Correlation vs. Causation

Sometimes the patterns that develop during data analysis can be described as correlations: the patterns demonstrate a direct or inverse relationship between the studied variables. A direct relationship is one in which both variables change in the same direction (and by the same factor/at the same rate). For example, car accidents at higher speeds tend to result in more severe injuries. An inverse relationship, in contrast, is one in which the two variables change in opposite directions (but still by the same factor/at the same rate). For example, students who accrue more absences tend to earn lower final grades. Importantly, the most you can usually state is that there is—or seems to be—a correlation of some type between your variables.

Causation, in which there is a cause-and-effect relationship between the variables, is extremely difficult to demonstrate. WRIT 250 projects customarily cannot claim a pattern of causation as the projects do not control for enough variables. As such, you want to analyze your data for correlational relationships, in which there seem to be connections between one variable and another. You want to avoid indicating that one of your variables “causes” another variable to shift.

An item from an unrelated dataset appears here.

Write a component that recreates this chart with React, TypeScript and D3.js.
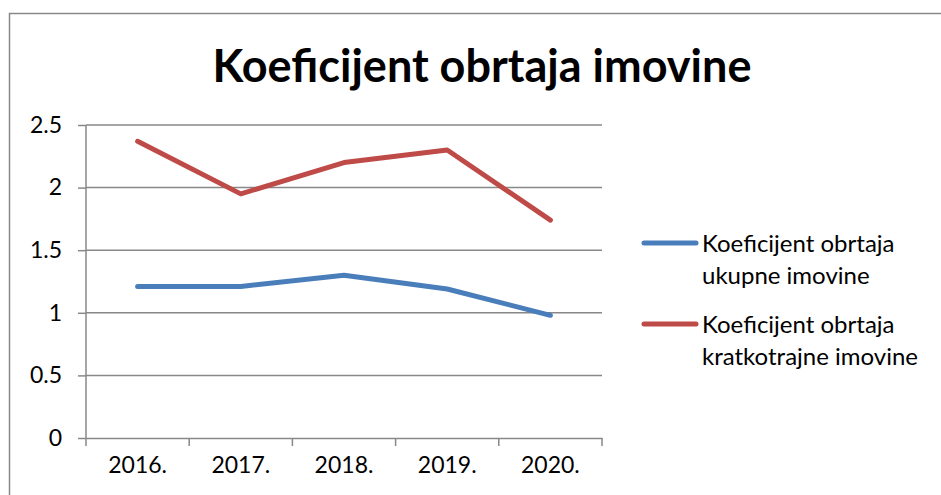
import * as d3 from 'd3';
import { useEffect, useRef } from 'react';

const years = ['2016.', '2017.', '2018.', '2019.', '2020.'];
const ukupne = [1.21, 1.21, 1.3, 1.19, 0.98];
const kratkotrajne = [2.37, 1.95, 2.2, 2.3, 1.74];
const yTicks = [0, 0.5, 1, 1.5, 2, 2.5];
const seriesNames = [
  ['Koeficijent obrtaja', 'ukupne imovine'],
  ['Koeficijent obrtaja', 'kratkotrajne imovine'],
];
const colors = ['#4a7ebb', '#be4b48'];

const App = () => {
  const ref = useRef<SVGSVGElement>(null);

  useEffect(() => {
    const width = 941;
    const height = 495;
    const margin = { top: 125, right: 339, bottom: 57, left: 86 };
    const font = 'Lato, Calibri, sans-serif';

    const svg = d3.select(ref.current);
    svg.selectAll('*').remove();

    svg.append('rect')
      .attr('x', 9.5).attr('y', 13.5)
      .attr('width', 960).attr('height', 520)
      .attr('fill', 'white').attr('stroke', '#888').attr('stroke-width', 1.5);

    svg.append('text')
      .attr('x', 482).attr('y', 82)
      .attr('text-anchor', 'middle')
      .attr('font-family', font).attr('font-weight', 'bold').attr('font-size', 45)
      .text('Koeficijent obrtaja imovine');

    const x = d3.scaleBand()
      .domain(years)
      .range([margin.left, width - margin.right]);

    const y = d3.scaleLinear()
      .domain([0, 2.5])
      .range([height - margin.bottom, margin.top]);

    // grid
    svg.append('g')
      .selectAll('line')
      .data(yTicks.filter(d => d > 0))
      .enter().append('line')
      .attr('x1', margin.left).attr('x2', width - margin.right)
      .attr('y1', d => y(d)).attr('y2', d => y(d))
      .attr('stroke', '#888').attr('stroke-width', 1.5);

    // y axis
    const yAxis = svg.append('g')
      .attr('transform', `translate(${margin.left},0)`)
      .call(d3.axisLeft(y).tickValues(yTicks).tickSize(8).tickPadding(16).tickFormat(d3.format('')));
    yAxis.selectAll('line, path').attr('stroke', '#888').attr('stroke-width', 1.5);
    yAxis.select('.domain').attr('d', `M0,${y(2.5)}V${y(0)}`);
    yAxis.selectAll('text')
      .attr('font-family', font).attr('font-size', 23).attr('fill', '#000');

    // x axis
    const xAxis = svg.append('g')
      .attr('transform', `translate(0,${y(0)})`)
      .call(d3.axisBottom(x).tickSize(0).tickPadding(19));
    xAxis.select('.domain').attr('stroke', '#888').attr('stroke-width', 1.5);
    xAxis.selectAll('text')
      .attr('font-family', font).attr('font-size', 23).attr('fill', '#000');

    const edges = years.map(d => x(d) as number).concat([width - margin.right]);
    xAxis.append('g')
      .selectAll('line')
      .data(edges)
      .enter().append('line')
      .attr('x1', d => d).attr('x2', d => d)
      .attr('y1', 0).attr('y2', 8)
      .attr('stroke', '#888').attr('stroke-width', 1.5);

    const line = d3.line<number>()
      .x((d, i) => (x(years[i]) as number) + x.bandwidth() / 2)
      .y(d => y(d));

    [ukupne, kratkotrajne].forEach((s, i) => {
      svg.append('path')
        .datum(s)
        .attr('d', line)
        .attr('fill', 'none')
        .attr('stroke', colors[i])
        .attr('stroke-width', 5)
        .attr('stroke-linecap', 'round')
        .attr('stroke-linejoin', 'round');
    });

    // legend
    const legend = svg.append('g');
    seriesNames.forEach((lines, i) => {
      const ly = 243 + i * 81;
      legend.append('line')
        .attr('x1', 644).attr('x2', 696)
        .attr('y1', ly).attr('y2', ly)
        .attr('stroke', colors[i]).attr('stroke-width', 5)
        .attr('stroke-linecap', 'round');
      lines.forEach((t, j) => {
        legend.append('text')
          .attr('x', 702).attr('y', ly + 9 + j * 32)
          .attr('font-family', font).attr('font-size', 24)
          .text(t);
      });
    });
  }, []);

  return (
    <svg ref={ref} width={941} height={495}
      style={{ position: 'absolute', left: 0, top: 0, background: 'white' }} />
  );
};

export default App;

You also want to be sure that the correlations themselves make sense—that there is, in fact, a relationship that can be logically seen between your variables. For a visual representation of why not all correlations work, here is a “good” example of a problematic correlation:

While this chart does indicate that there is a similarity in the shape of the lines representing the number of letters in the winning spelling bee words and the number of people killed by venomous spiders from 1999 to 2009, no logical relationship—either causal or correlative in nature—actually exists between the two. (For more examples of such charts, you can peruse the more than 30,000 examples at Tyler Vigen’s Spurious Correlations.)